Figure 5.. DnaJC7 regulates tau seeding in multiple experimental approaches.

(A) Rescue of DnaJC7 knockout (KO) in tau biosensor cells with either wildtype (WT C7, green) or HPQ mutant (HPQ C7, dark blue) DnaJC7 constructs. The Ruby fluorophore alone (Ruby Control, orange) and a vehicle control (Vehicle Control, purple) were also added to the DnaJC7 KO cells. (B) Overexpression of DnaJC7 constructs in control tau biosensor cells. The cells were transfected with the same constructs as in (A). (C) Model of DnaJC7 with domains colored as follows: TPR1, green; TPR2A, teal; TPR2B, dark blue; JD, orange. Positions of amyotrophic lateral sclerosis (ALS)-associated mutations are shown as purple spheres. (D) Rescue of DnaJC7 KO in tau biosensor cells with ALS-associated mutants of DnaJC7 and WT control, sorted by domain location. Rescue with the WT DnaJC7 construct is shown in all domains as a gray, dashed line. Error bars represent SEM of three technical replicates. *=p < 0.05, **=p < 0.01, ***=p < 0.001, ****=p < 0.0001.

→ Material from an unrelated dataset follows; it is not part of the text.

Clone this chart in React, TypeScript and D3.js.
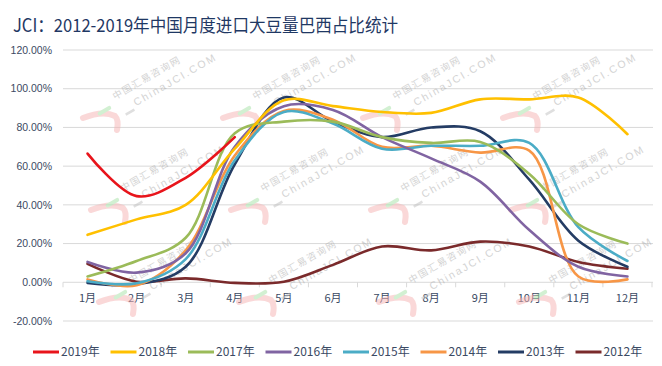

Figure 5—figure supplement 1.. Stability and expression of DnaJC7 mutants in tau biosensors.

(A) Schematic showing tau biosensor cells with or without DnaJC7 knockout (KO) transiently overexpressing different Ruby-tagged gRNA-resistant DnaJC7 constructs. Cells were allowed to express the constructs for 2 days before being plated for the seeding assay. (B) Immunoblotting for DnaJC7 confirmed expression of the Ruby-WT DnaJC7 and Ruby-DnaJC7 (HPQ) mutant constructs in tau biosensor cells without (Overexpression) and with endogenous DnaJC7 knocked out (Rescue). Ruby fusion constructs are highlighted by a red arrow. (C) Immunoblotting for DnaJC7 confirmed expression of the Ruby-WT DnaJC7 and Ruby-DnaJC7 amyotrophic lateral sclerosis (ALS) mutant constructs in tau biosensor cells with endogenous DnaJC7 knocked out. Ruby fusion constructs are highlighted by a red arrow. (D) Positive and negative controls utilized in the rescue of DnaJC7 KO in tau biosensor cells with ALS-associated mutants of DnaJC7, colored as follows: Vehicle Control, purple; Ruby Control, orange; WT DnaJC7, gray dashed; HPQ mutant, dark blue. Error bars represent SEM of three technical replicates. (E) Rosetta-calculated mean Gibbs free energy shift (ddG) of the ALS-associated mutants of DnaJC7 vs. their rescue seeding with 33nM of tau fibrils. Gray dashed line denotes a mean ddG total score of 0. Mutants are colored according to their domain localization: TPR1, green; TPR2A, teal; TPR2B, dark blue; JD, orange. (F) Quantification of the western blot signal for the different ALS-associated mutants and controls in (C). All constructs were normalized to the band intensity of the WT construct. Domains are colored as in (C). (G) Rosetta-calculated mean Gibbs free energy shift (ddG) of the ALS-associated mutants of DnaJC7 vs. their normalized western blot band intensity. Gray dashed line denotes a mean ddG total score of 0. Mutants are colored as in (C).All error bars represent SEM of three technical seeding replicates. *=p < 0.05, **=p < 0.01, ***=p < 0.001, ****=p < 0.0001. Source data for this figure are provided in Figure 5—figure supplement 1—source data 1.